XXIV. Встреча безумной околесицы Одина с землетрясением Бога тетраграмматона
Дрожит земная твердь и гибнут деревья — ничего ли нам это не напоминает? Что еще притаилось по краям полотна Франца Марка? От какой силы дрожит земля и переламываются деревья? Разве не эту же истину запечатлел псалмопевец? Псалом 28: глас Господень над водами; Бог славы возгремел. Здесь Бог иудеев и скандинавский Бог Один почти едины. Они — Боги, что сотрясают вселенную, их явление несет с собой трепет и дивное буйство — а она делает сущее сущим.
Глас Господа силен, твердит псалмопевец, глас Господа величествен. И еще этот глас, глас Господа, творит в Псалтири нечто вполне конкретное. Глас Господа сокрушает кедры; Господь сокрушает кедры Ливанские и заставляет их скакать подобно тельцу. Здесь мы приходим к более глубокому пониманию того, почему же Франц Марк изображал несущихся вскачь коров даже еще до того, как создал «Судьбу животных». Jouissance скачущих зверей — это уже намек на причудливое оргиастическое буйство творения, созидания и разрушения, которые переплетены друг с другом столь тесно, что составляют почти единое целое. Глас, который заставляет скакать тельцов, — тот же глас Господа, что высекает пламень огня. Глас Господа потрясает пустыню; потрясает Господь пустыню Кадес.
Бытие, бытие того Бога — а он есть тот Бог, который есть и будет, — бытие этого Бога есть бытие ужасное. «Ужасное» не в том смысле, что это что-то плохое. Мы употребляет слово «ужасный» неправильно. Называем «ужасным» суп, если суп не нравится нам на вкус. Говорим, что суп ужасный. Но суп никакой не ужасный. И ужасным быть не может. Суп — это просто суп. Достоинство супа — в том, что он принадлежит к порядку вещей, которые ужасными быть не могут. Принадлежит к порядку обычных вещей мира сего, а вещи мира сего ни в себе, ни из себя не ужасные. Ужасное — то, что на горизонте, что нельзя вместить в мысль и понятие, что угрожает разъединить все то, что в остальном удерживается вместе.

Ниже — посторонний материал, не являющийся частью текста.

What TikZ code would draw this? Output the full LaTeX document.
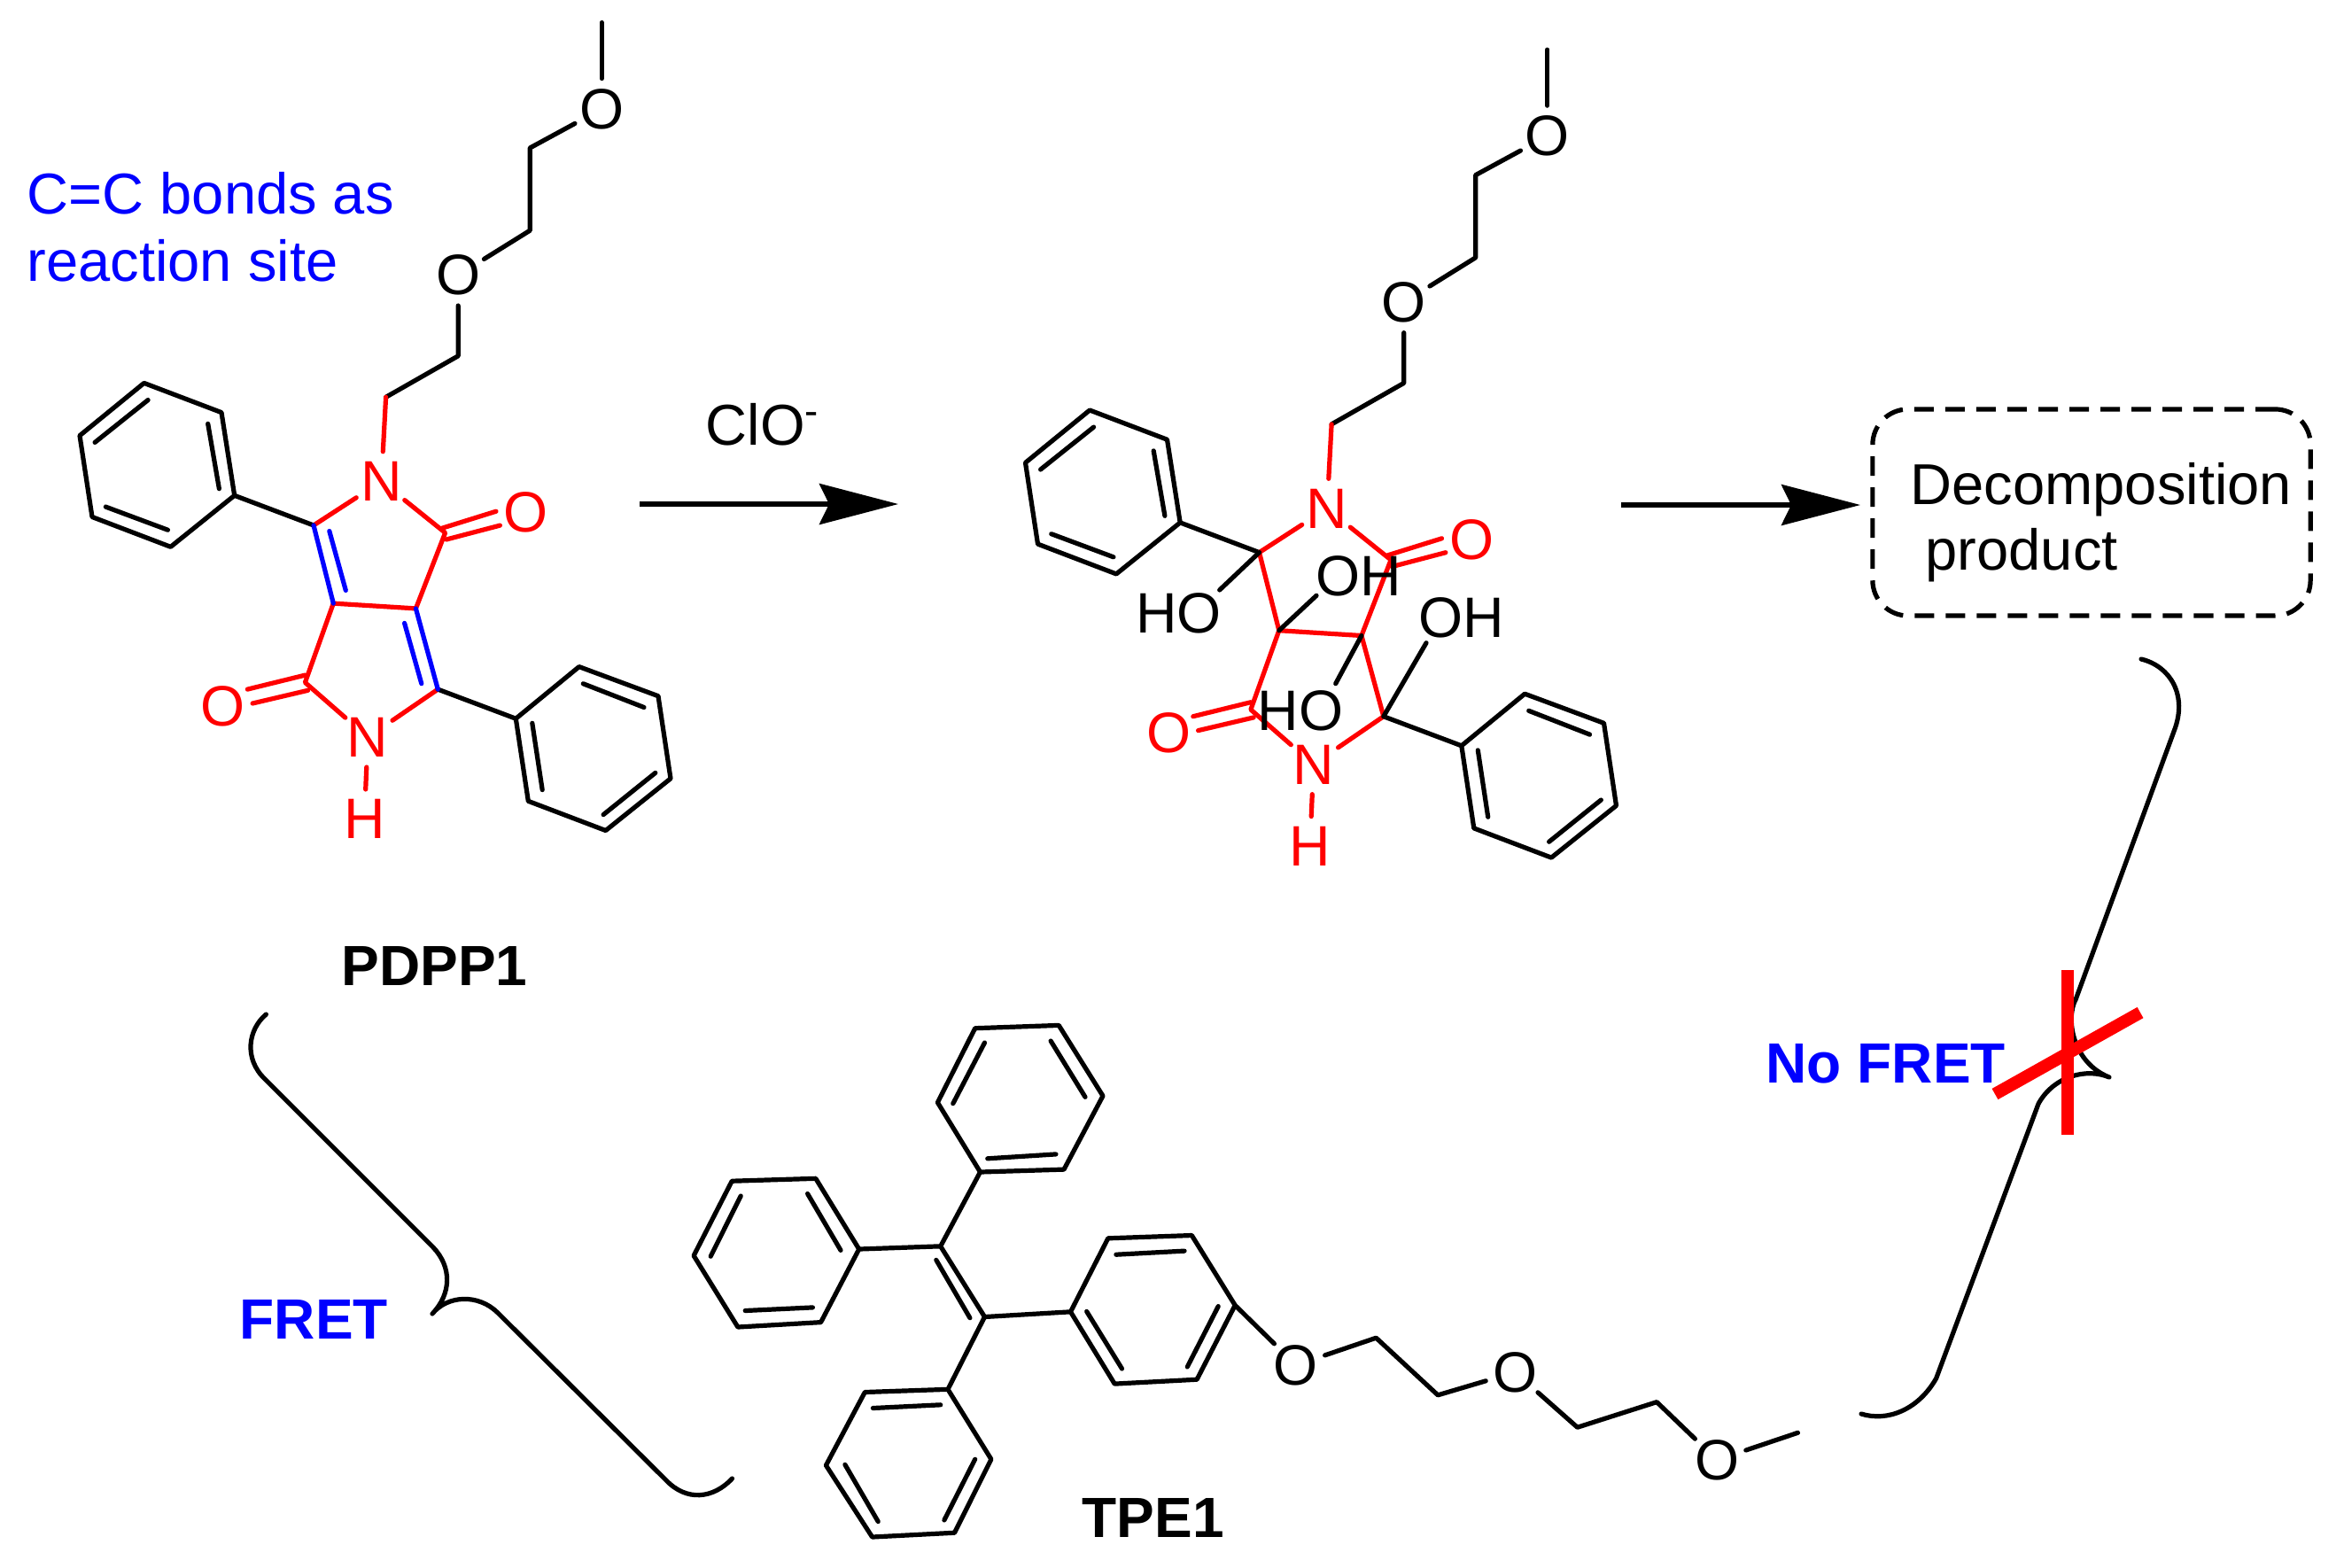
\documentclass[tikz,border=0pt]{standalone}
\usepackage{fontspec}
\setmainfont{Liberation Sans}
\usetikzlibrary{arrows.meta}
\tikzset{
  bond/.style={line width=.052cm, line join=round, line cap=round},
  redbond/.style={bond, red},
  bluebond/.style={bond, blue},
  atom/.style={circle, inner sep=0pt, minimum size=.66cm, font=\fontsize{18.3}{22}\selectfont},
  ohlabel/.style={inner sep=0pt, font=\fontsize{18.3}{22}\selectfont},
  caption/.style={inner sep=0pt, anchor=base west, font=\fontsize{18.5}{22}\selectfont},
  boxtext/.style={inner sep=0pt, anchor=base west, font=\fontsize{18.5}{22}\selectfont},
  molname/.style={inner sep=0pt, anchor=base west, font=\fontsize{18.2}{22}\selectfont\bfseries},
  rxnarrow/.style={line width=.052cm, -{Stealth[length=.89cm,width=.46cm,inset=.11cm]}},
  decbox/.style={draw, line width=.052cm, rounded corners=.4cm, dash pattern=on .22cm off .13cm,
    minimum width=4.94cm, minimum height=2.33cm, inner sep=0pt},
  crossbar/.style={red, line width=.14cm}
}
% the parts that both molecules share
\newcommand{\skeleton}{
  \node[atom, black] (otop) at (679.2,123) {O};
  \node[atom, black] (olow) at (517.2,310.6) {O};
  \node[atom, red] (nup) at (430.5,543.4) {N};
  \node[atom, red] (ndown) at (415.2,832.3) {N};
  \node[atom, red] (hn) at (411.3,924.7) {H};
  \node[atom, red] (oup) at (593.7,578.4) {O};
  \node[atom, red] (odown) at (251.9,797.2) {O};
  \coordinate (ca) at (354,593);
  \coordinate (cb) at (376.3,681.1);
  \coordinate (cd) at (469.4,686.9);
  \coordinate (ce) at (494.3,778.1);
  \coordinate (cf) at (502.6,601.4);
  \coordinate (cg) at (344.4,770.4);
  \coordinate (ch) at (435.6,448.3);
  \coordinate (phl) at (264.7,559.3);
  \coordinate (phr) at (582.3,811.2);
  \coordinate (metop) at (679.2,25.5);
  % chain
  \draw[bond] (metop) -- (otop);
  \draw[bond] (otop) -- (598.2,167) -- (598.2,260.2) -- (olow);
  \draw[bond] (olow) -- (517.2,401.8) -- (ch);
  \draw[redbond] (ch) -- (nup);
  % five-membered rings
  \draw[redbond] (ca) -- (nup);
  \draw[redbond] (nup) -- (cf) -- (cd);
  \draw[redbond] (cb) -- (cd);
  \draw[redbond] (cb) -- (cg) -- (ndown);
  \draw[redbond] (ndown) -- (ce);
  \draw[redbond] (ndown) -- (hn);
  % carbonyls
  \draw[redbond] (498.7,596.3) -- (560,577.2);
  \draw[redbond] (503.8,609) -- (564.4,593.1);
  \draw[redbond] (279.3,778.1) -- (344.4,762.1);
  \draw[redbond] (285.1,794) -- (347.6,779.3);
  % phenyls
  \draw[bond] (phl) -- (ca);
  \draw[bond] (phr) -- (ce);
  \draw[bond] (162.6,432.4) -- (250,465.6) -- (phl) -- (192.6,617.3) -- (104,583.5) -- (90,491.7) -- cycle;
  \draw[bond] (167.1,451.5) -- (107.1,499.4);
  \draw[bond] (234.7,478.3) -- (247.4,551.7);
  \draw[bond] (119.3,572.1) -- (189.4,598.2);
  \draw[bond] (phr) -- (653.7,752.6) -- (743,785.7) -- (757,878.8) -- (683.7,937.5) -- (596.3,904.3) -- cycle;
  \draw[bond] (658.2,771.7) -- (727,798.5);
  \draw[bond] (739.8,872.4) -- (681.1,919.6);
  \draw[bond] (600.8,816.3) -- (612.2,891.6);
}
\begin{document}
\begin{tikzpicture}[x=.01cm, y=-.01cm]
  \useasboundingbox (0,0) rectangle (2646,1769);

  % PDPP1
  \skeleton
  \draw[bluebond] (ca) -- (cb);
  \draw[bluebond] (371.8,599.5) -- (390.3,666.4);
  \draw[bluebond] (cd) -- (ce);
  \draw[bluebond] (456.6,703.4) -- (475.8,771.7);
  \node[caption, blue] (sitea) at (30,241) {C=C bonds as};
  \node[caption, blue] (siteb) at (30,317) {reaction site};
  \node[molname] (pdpp) at (385,1112) {PDPP1};

  % first arrow
  \coordinate (arrowa) at (722,569);
  \coordinate (arrowb) at (1014,569);
  \draw[rxnarrow] (arrowa) -- (arrowb);
  \node[caption] (clo) at (796,502) {ClO\textsuperscript{-}};

  % oxidised molecule
  \begin{scope}[shift={(1067.5,30.6)}]
    \skeleton
    \draw[redbond] (ca) -- (cb);
    \draw[redbond] (cd) -- (ce);
    \coordinate (hoa) at (309.2,635.4);
    \coordinate (hob) at (418.5,641.7);
    \coordinate (hoc) at (440.2,741.1);
    \coordinate (hod) at (542.5,695.1);
    \draw[bond] (ca) -- (hoa);
    \draw[bond] (cb) -- (hob);
    \draw[bond] (cd) -- (hoc);
    \draw[bond] (ce) -- (hod);
    \node[ohlabel] (lhoa) at (263.2,661.7) {HO};
    \node[ohlabel] (lhob) at (465.8,620.1) {OH};
    \node[ohlabel] (lhoc) at (400.5,771.7) {HO};
    \node[ohlabel] (lhod) at (582.5,666.7) {OH};
  \end{scope}

  % second arrow and box
  \coordinate (arrowc) at (1830,570);
  \coordinate (arrowd) at (2100,570);
  \draw[rxnarrow] (arrowc) -- (arrowd);
  \node[decbox] (dbox) at (2361,578.5) {};
  \node[boxtext] (deca) at (2156,569) {Decomposition};
  \node[boxtext] (decb) at (2173,643) {product};

  % TPE1
  \coordinate (cc) at (1061.7,1406.8);
  \coordinate (cj) at (1111.5,1486.5);
  \coordinate (pa) at (969.7,1410);
  \coordinate (pb) at (1106.5,1323);
  \coordinate (pc) at (1208.5,1480.8);
  \coordinate (pd) at (1070,1568.3);
  \coordinate (pe) at (1394.2,1473.4);
  \node[atom] (oa) at (1463,1540.9) {O};
  \node[atom] (ob) at (1710.2,1549) {O};
  \node[atom] (oc) at (1938.2,1648) {O};
  \coordinate (mee) at (2029.4,1617.3);
  \draw[bond] (cc) -- (cj);
  \draw[bond] (1056.8,1422.3) -- (1094.9,1487.7);
  \draw[bond] (cc) -- (pa);
  \draw[bond] (cc) -- (pb);
  \draw[bond] (cj) -- (pc);
  \draw[bond] (cj) -- (pd);
  \draw[bond] (1100.7,1160.7) -- (1195.2,1157.4) -- (1245,1237.1) -- (1201,1320.1) -- (pb) -- (1058.4,1244.5) -- cycle;
  \draw[bond] (1111.5,1177) -- (1075.8,1245.7);
  \draw[bond] (1186.1,1175) -- (1225,1238.3);
  \draw[bond] (1114.8,1307.8) -- (1191.9,1302.9);
  \draw[bond] (826.2,1333.2) -- (920.8,1330.3) -- (pa) -- (926.6,1492.6) -- (832.9,1498) -- (783.1,1417.4) -- cycle;
  \draw[bond] (836.2,1350) -- (802.2,1418.2);
  \draw[bond] (911.6,1347.5) -- (949,1411.3);
  \draw[bond] (841.2,1479.5) -- (917.4,1475.9);
  \draw[bond] (1250.8,1397.8) -- (1345.3,1394.5) -- (pe) -- (1351.1,1557.2) -- (1258.2,1562.1) -- (pc) -- cycle;
  \draw[bond] (1259.9,1416.2) -- (1337,1412.1);
  \draw[bond] (1375.2,1474.6) -- (1340.3,1542.9);
  \draw[bond] (1226.7,1480.4) -- (1266.5,1545);
  \draw[bond] (pd) -- (976.3,1571.5) -- (932.4,1654.1) -- (984.6,1735) -- (1077.5,1730.2) -- (1118.9,1647.2) -- cycle;
  \draw[bond] (985.4,1589.5) -- (1061.7,1585.8);
  \draw[bond] (953.9,1653.3) -- (991.2,1717.5);
  \draw[bond] (1100.7,1647.2) -- (1065.9,1715.9);
  \draw[bond] (pe) -- (oa);
  \draw[bond] (oa) -- (1553.4,1510.2) -- (1623.1,1574.8) -- (ob);
  \draw[bond] (ob) -- (1780.6,1611.2) -- (1870.2,1582.6) -- (oc);
  \draw[bond] (oc) -- (mee);
  \node[molname] (tpe) at (1221,1735) {TPE1};

  % left brace
  \draw[bond] (300.4,1145) .. controls (280,1162) and (275,1195) .. (299,1218)
    -- (489,1408) .. controls (510,1430) and (510,1460) .. (488,1483)
    .. controls (505,1462) and (540,1460) .. (562,1482)
    -- (752,1671) .. controls (775,1695) and (805,1692) .. (826.5,1669);
  \node[molname, blue] (fret) at (270,1511) {FRET};

  % right brace
  \draw[bond] (2417,744) .. controls (2450,752) and (2470,785) .. (2454,825.5)
    -- (2343.3,1127.7) .. controls (2331,1150) and (2340,1200) .. (2381,1216)
    .. controls (2355,1205) and (2318,1215) .. (2301,1246)
    -- (2185.6,1556) .. controls (2165,1592) and (2130,1605) .. (2101,1596);
  \node[molname, blue] (nofret) at (1993,1222) {No FRET};

  % red cross
  \coordinate (crossa) at (2333.6,1095);
  \coordinate (crossb) at (2333.6,1281);
  \coordinate (crossc) at (2252,1235);
  \coordinate (crossd) at (2416,1143);
  \draw[crossbar] (crossa) -- (crossb);
  \draw[crossbar] (crossc) -- (crossd);
\end{tikzpicture}
\end{document}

Ужаснейшее — это следствие действия тех ужасных сил, что отверзли пространство мира, чтобы вообще что бы то ни было начало быть. В начале всего мироздание было вспорото — Мардуком ли, Яхве, Одином или кем-то еще, — и то была травма вспарывания и раскола, дрожания земной тверди, содрогания бытия; таково условие самой возможности бытия сущих, которые свидетельствуют ужас того, что извлекает сущих к их бытию.
Все сущее — пламенеющее страдание. Великое, неименуемое и ужасное деяние — вот условие самой возможности какого бы то ни было бытия. Вот почему Бог обязан быть Богом ужасным. Вот почему Бог обязан разодрать себя на куски. Потому что это заложено в самой Божьей природе — раздирать себя на куски и благодаря этому быть. Вытрясти в бытие землю и вытрясти в бытие кедры — так потрясти их, чтобы в самых недрах их бытия, где деревья показывают свои кольца, а животные — свои вены, было свидетельство той изначальной раны — раны, проживаемой снова и снова в ужасе вхождения в бытие, а затем исхождения из бытия прочь, снова, снова и снова; сущее с воплем исторгается из раны бытия, а затем вновь исчезает во мраке и в небытии, из которых была создана рана. Рана в зазоре бытия.